Quintets in P: probabilistic theory of the five-phase structure invariant in the space group P

It is assumed that a crystal structure in P is fixed and that the 15 non-negative numbers R₁, R₂, R₃, R₄, R₅; R₁₂, R₁₃, R₁₄, R₁₅, R₂₃, R₂₄, R₂₅, R₃₄, R₃₅, R₄₅ are also specified.
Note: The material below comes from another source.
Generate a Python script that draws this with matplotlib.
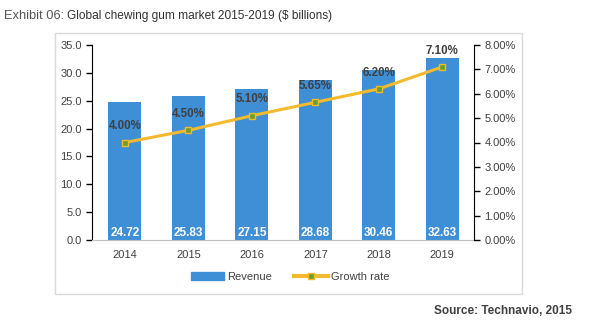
import matplotlib
matplotlib.use("Agg")
import matplotlib.pyplot as plt
from matplotlib.patches import Rectangle
from matplotlib.ticker import FuncFormatter

years = ["2014", "2015", "2016", "2017", "2018", "2019"]
revenue = [24.72, 25.83, 27.15, 28.68, 30.46, 32.63]
growth = [4.00, 4.50, 5.10, 5.65, 6.20, 7.10]

bar_color = "#3F8FD6"
line_color = "#F2BA2C"
marker_color = "#6A9E2A"
text_color = "#404040"

plt.rcParams["font.family"] = ["Liberation Sans", "DejaVu Sans"]

fig = plt.figure(figsize=(5.92, 3.34), dpi=100)
W, H = 592, 334

# chart frame
fig.patches.append(Rectangle((55 / W, 1 - 294 / H), (522 - 55) / W, (294 - 33) / H,
                             transform=fig.transFigure, fill=False,
                             edgecolor="#D9D9D9", linewidth=1))

ax = fig.add_axes([92 / W, 1 - 240 / H, (474 - 92) / W, (240 - 45) / H])
x = range(len(years))
ax.bar(x, revenue, width=0.52, color=bar_color, zorder=2)
ax.set_ylim(0, 35)
ax.set_xlim(-0.52, 5.5)
ax.set_yticks([i * 5 for i in range(8)])
ax.yaxis.set_major_formatter(FuncFormatter(lambda v, p: f"{v:.1f}"))
ax.set_xticks(list(x))
ax.set_xticklabels(years)
ax.tick_params(axis="x", length=0, pad=7, labelsize=8, colors=text_color)
ax.tick_params(axis="y", length=4, width=1, labelsize=8, colors=text_color)
ax.tick_params(axis="y", color="black")
for s in ["top", "right"]:
    ax.spines[s].set_visible(False)
ax.spines["bottom"].set_color("#BFBFBF")
ax.spines["left"].set_color("black")

for i, v in enumerate(revenue):
    ax.text(i, 1.3, f"{v:.2f}", ha="center", va="center", color="white",
            fontsize=8.5, fontweight="bold", zorder=4)

ax2 = ax.twinx()
ax2.set_ylim(0, 8)
ax2.set_yticks(range(9))
ax2.yaxis.set_major_formatter(FuncFormatter(lambda v, p: f"{v:.2f}%"))
ax2.tick_params(axis="y", length=4, width=1, labelsize=8, labelcolor=text_color)
for s in ["top", "left", "bottom"]:
    ax2.spines[s].set_visible(False)
ax2.spines["right"].set_color("black")
ax2.plot(list(x), growth, color=line_color, linewidth=2.2, marker="s",
         markersize=5, markerfacecolor=marker_color, markeredgecolor=line_color,
         markeredgewidth=1, zorder=3)
for i, g in enumerate(growth):
    ax2.text(i, g + 0.42, f"{g:.2f}%", ha="center", va="bottom", color=text_color,
             fontsize=8.3, fontweight="bold")

# legend
h1 = Rectangle((0, 0), 1, 1, color=bar_color)
h2 = plt.Line2D([], [], color=line_color, linewidth=3, marker="s", markersize=5,
                markerfacecolor=marker_color, markeredgecolor=line_color)
fig.legend([h1, h2], ["Revenue", "Growth rate"], loc="center",
           bbox_to_anchor=(290 / W, 1 - 277 / H), ncol=2, frameon=False,
           fontsize=8, handlelength=3, columnspacing=2, handletextpad=0.3,
           labelcolor=text_color)

fig.text(4 / W, 1 - 16 / H, "Exhibit 06:", fontsize=9.3, color="#555555",
         va="center", ha="left")
fig.text(67 / W, 1 - 16 / H, "Global chewing gum market 2015-2019 ($ billions)",
         fontsize=8.6, color="#333333", va="center", ha="left")
fig.text(572 / W, 1 - 311 / H, "Source: Technavio, 2015", fontsize=8.5,
         color=text_color, fontweight="bold", va="center", ha="right")

fig.savefig("out.png", dpi=100)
The random vector (h, k, l, m, n) is assumed to be uniformly distributed over the subset of the fivefold Cartesian product W × W × W × W × W of reciprocal space W defined by |E_h| = R₁, |E_k| = R₂, |E_l| = R₃, |E_m| = R₄, |E_n| = R₅; (1) |E_{h + k}| = R₁₂, |E_{h + l}| = R₁₃, |E_{h + m}| = R₁₄, |E_{h + n}| = R₁₅, |E_{k + l}| = R₂₃ |E_{k + m}| = R₂₄, |E_{k + n}| = R₂₅, |E_{l + m}| = R₃₄, |E_{l + m}| = R₃₅, |E_{m + n}| = R₄₅; (2) and h + k + l + m + n = 0. (3) Then the structure invariant (φ = φ_h + φ_k + φ_l + φ_m + φ_n, (4) as a function of the primitive random variables h, k, l, m, n, is itself a random variable, and its conditional probability distribution, given (1) and (2), is derived. The distribution yields reliable estimates for large numbers of quintets φ in terms of the 15 magnitudes (1) and (2).